When Bruce eventually wears himself out and goes to sleep, Peter and Michaela get to have their first frank conversation in what seems like a very long time. Peter comes clean about going to his grandson’s christening; Michaela insists she wants him to have a relationship with her kids even if they might hate her. They say they love each other. It seems good, or at least more real.

It’s too bad the night ends with that Vanity Fair photographer showing up with a sneaky pic of Peter and Simone kissing! Even though the episode closes with a trashed Ethan fully tumbling over Chekhov’s cliff, Michaela getting that photo feels like the most crushing blow for her and Simone both.

Bread crumbs

• Props to the hair, makeup, and costuming departments for differentiating Kiki’s Simone from pre-Michaela Simone, who showed up to the island with a scraggly ponytail, a gray button-down, uneven skin, and scrawled tattoos. (Props also to Milly Alcock, who expertly modulates her performance throughout this episode.)
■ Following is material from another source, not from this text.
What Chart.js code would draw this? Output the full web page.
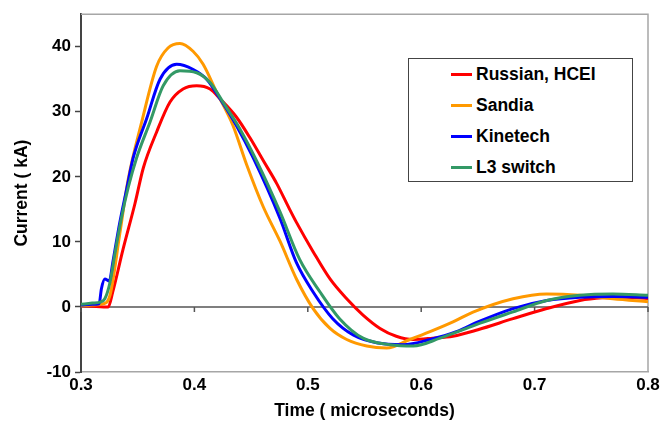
<!DOCTYPE html>
<html>
<head>
<meta charset="utf-8">
<script src="https://cdn.jsdelivr.net/npm/chart.js@4/dist/chart.umd.min.js"></script>
<style>
  html, body { margin: 0; padding: 0; background: #fff; }
  #wrap { position: relative; width: 669px; height: 429px; }
  canvas { position: absolute; left: 0; top: 0; }
  #legend { position: absolute; left: 408px; top: 58px; width: 223px; height: 122px;
            border: 1.5px solid #444; background: #fff; box-sizing: content-box;
            font: bold 17.5px "Liberation Sans", Arial, sans-serif; color: #000; }
  .row { position: absolute; left: 0; height: 20px; width: 100%; }
  .swatch { position: absolute; left: 42px; top: 9px; width: 21px; height: 3px; }
  .lbl { position: absolute; left: 67px; top: 0; white-space: nowrap; line-height: 20px; }
</style>
</head>
<body>
<div id="wrap">
  <canvas id="c" width="669" height="429"></canvas>
  <div id="legend"></div>
</div>
<script>
// ---- data ----
const seriesNames = ["Russian, HCEI", "Sandia", "Kinetech", "L3 switch"];
const seriesColors = ["#ff0000", "#ff9900", "#0000ff", "#339966"];

const russianX = [0.300,0.310,0.320,0.324,0.328,0.337,0.3476,0.355,0.3667,0.3785,0.390,0.402,0.4138,0.4226,0.437,0.449,0.4607,0.4725,0.484,0.490,0.5047,0.5196,0.5343,0.5487,0.5637,0.578,0.593,0.610,0.628,0.650,0.681,0.7107,0.740,0.760,0.780,0.800];
const russianY = [0.2,0.1,0.0,0.0,2.3,8.8,15.9,21.4,26.9,31.5,33.5,34.0,33.5,32.0,29.2,26.0,22.5,19.0,15.0,13.0,8.5,4.3,1.25,-1.25,-3.3,-4.5,-5.0,-4.8,-4.5,-3.5,-1.8,-0.25,1.0,1.4,1.5,1.3];

const sandiaX = [0.300,0.310,0.320,0.3256,0.334,0.3415,0.3535,0.3667,0.3767,0.3873,0.3988,0.4077,0.4196,0.434,0.446,0.4607,0.4755,0.490,0.5047,0.5196,0.5343,0.552,0.5696,0.590,0.6078,0.628,0.6457,0.681,0.7107,0.740,0.769,0.800];
const sandiaY = [0.2,0.3,0.5,1.8,11.0,19.5,28.4,37.0,39.8,40.5,39.3,37.3,33.0,27.9,21.9,15.4,10.1,4.3,-0.25,-3.3,-5.0,-6.0,-6.3,-5.0,-3.8,-2.3,-0.8,1.25,2.0,1.8,1.25,0.8];

const kinetechX = [0.300,0.310,0.316,0.318,0.321,0.325,0.328,0.334,0.340,0.346,0.358,0.3697,0.3844,0.399,0.4108,0.4226,0.437,0.4519,0.4755,0.490,0.5047,0.522,0.540,0.5607,0.584,0.608,0.631,0.650,0.681,0.7107,0.740,0.769,0.800];
const kinetechY = [0.3,0.4,0.5,2.8,4.3,4.0,6.8,12.8,17.9,22.9,29.0,35.0,37.3,36.5,35.0,32.0,27.9,22.9,13.6,6.8,2.3,-1.8,-4.3,-5.5,-5.8,-5.0,-3.8,-2.3,-0.25,1.0,1.5,1.6,1.5];

const l3X = [0.300,0.310,0.3168,0.321,0.3256,0.330,0.3359,0.3417,0.349,0.3608,0.3725,0.3873,0.402,0.4138,0.4255,0.440,0.455,0.4755,0.4928,0.5108,0.528,0.5487,0.5725,0.593,0.6166,0.640,0.652,0.681,0.7107,0.740,0.769,0.800];
const l3Y = [0.4,0.6,0.75,1.25,3.8,8.3,13.9,18.4,22.9,28.4,34.0,36.3,36.0,34.5,31.4,27.4,22.4,14.6,7.3,2.3,-1.8,-4.8,-5.8,-6.0,-4.8,-3.3,-2.5,-0.75,1.0,1.8,2.0,1.8];

const xTicks = [0.3, 0.4, 0.5, 0.6, 0.7, 0.8];
const yTicks = [-10, 0, 10, 20, 30, 40];

const xTitle = "Time ( microseconds)";
const yTitle = "Current ( kA)";

// ---- build ----
const xsList = [russianX, sandiaX, kinetechX, l3X];
const ysList = [russianY, sandiaY, kinetechY, l3Y];
const datasets = seriesNames.map((name, i) => ({
  label: name,
  data: xsList[i].map((x, k) => ({ x: x, y: ysList[i][k] })),
  borderColor: seriesColors[i],
  backgroundColor: seriesColors[i],
  borderWidth: 3,
  pointRadius: 0,
  fill: false,
  cubicInterpolationMode: 'monotone',
  order: seriesNames.length - i
}));

const FONT = "'Liberation Sans', Arial, sans-serif";

const framePlugin = {
  id: 'frame',
  beforeDatasetsDraw(chart) {
    const { ctx, chartArea: a, scales } = chart;
    ctx.save();
    ctx.strokeStyle = '#a6a6a6';
    ctx.lineWidth = 1.5;
    ctx.beginPath();
    ctx.moveTo(a.left, a.top); ctx.lineTo(a.right, a.top); ctx.lineTo(a.right, a.bottom);
    ctx.stroke();
    const y0 = scales.y.getPixelForValue(0);
    ctx.strokeStyle = '#555';
    ctx.lineWidth = 1.5;
    ctx.beginPath();
    ctx.moveTo(a.left, y0); ctx.lineTo(a.right, y0);
    xTicks.forEach(v => {
      const px = scales.x.getPixelForValue(v);
      ctx.moveTo(px, y0); ctx.lineTo(px, y0 + 5);
    });
    ctx.stroke();
    ctx.restore();
  }
};

new Chart(document.getElementById('c'), {
  type: 'line',
  data: { datasets },
  plugins: [framePlugin],
  options: {
    responsive: false,
    animation: false,
    layout: { padding: { left: 0, top: 7, right: 21, bottom: 0 } },
    plugins: { legend: { display: false }, tooltip: { enabled: false } },
    scales: {
      x: {
        type: 'linear',
        min: 0.3, max: 0.8,
        afterBuildTicks: s => { s.ticks = xTicks.map(v => ({ value: v })); },
        afterFit: s => { s.height = 57; },
        ticks: {
          callback: v => Number(v).toFixed(1),
          font: { family: FONT, size: 17, weight: 'bold' },
          color: '#000', padding: 3, maxRotation: 0
        },
        grid: { display: false, drawTicks: false },
        border: { display: true, color: '#a6a6a6', width: 1.5 },
        title: {
          display: true, text: xTitle,
          font: { family: FONT, size: 17.5, weight: 'bold' }, color: '#000',
          padding: { top: 10, bottom: 7 }
        }
      },
      y: {
        type: 'linear',
        min: -10, max: 45,
        afterBuildTicks: s => { s.ticks = yTicks.map(v => ({ value: v })); },
        afterFit: s => { s.width = 81; },
        ticks: {
          font: { family: FONT, size: 17, weight: 'bold' },
          color: '#000', padding: 4
        },
        grid: { drawOnChartArea: false, drawTicks: true, tickLength: 6, tickColor: '#444', tickWidth: 1.5 },
        border: { display: true, color: '#444', width: 2 },
        title: {
          display: true, text: yTitle,
          font: { family: FONT, size: 17.5, weight: 'bold' }, color: '#000',
          padding: { top: 12, bottom: 6 }
        }
      }
    }
  }
});

// HTML legend built from the series
const leg = document.getElementById('legend');
const rowTops = [5, 36, 67, 98];
seriesNames.forEach((name, i) => {
  const r = document.createElement('div');
  r.className = 'row';
  r.style.top = rowTops[i] + 'px';
  r.innerHTML = '<span class="swatch" style="background:' + seriesColors[i] + '"></span><span class="lbl">' + name + '</span>';
  leg.appendChild(r);
});
</script>
</body>
</html>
• Once again, I am begging for the Cliff House staff to turn the sound off your phones. Your bosses can’t ask you what your texts say if they don’t know you got a text!

• Best Raymond line/Josh Segarra delivery is tied between his irritation at being mistaken for Bruce’s caretaker (“I’m a manager at a Falafel Balls with a 4.6 on Yelp, thank you very much”) and his reaction to a Buffalo Bills quarterback attending the gala (“Work’s canceled, I’ll just burn the restaurant down”).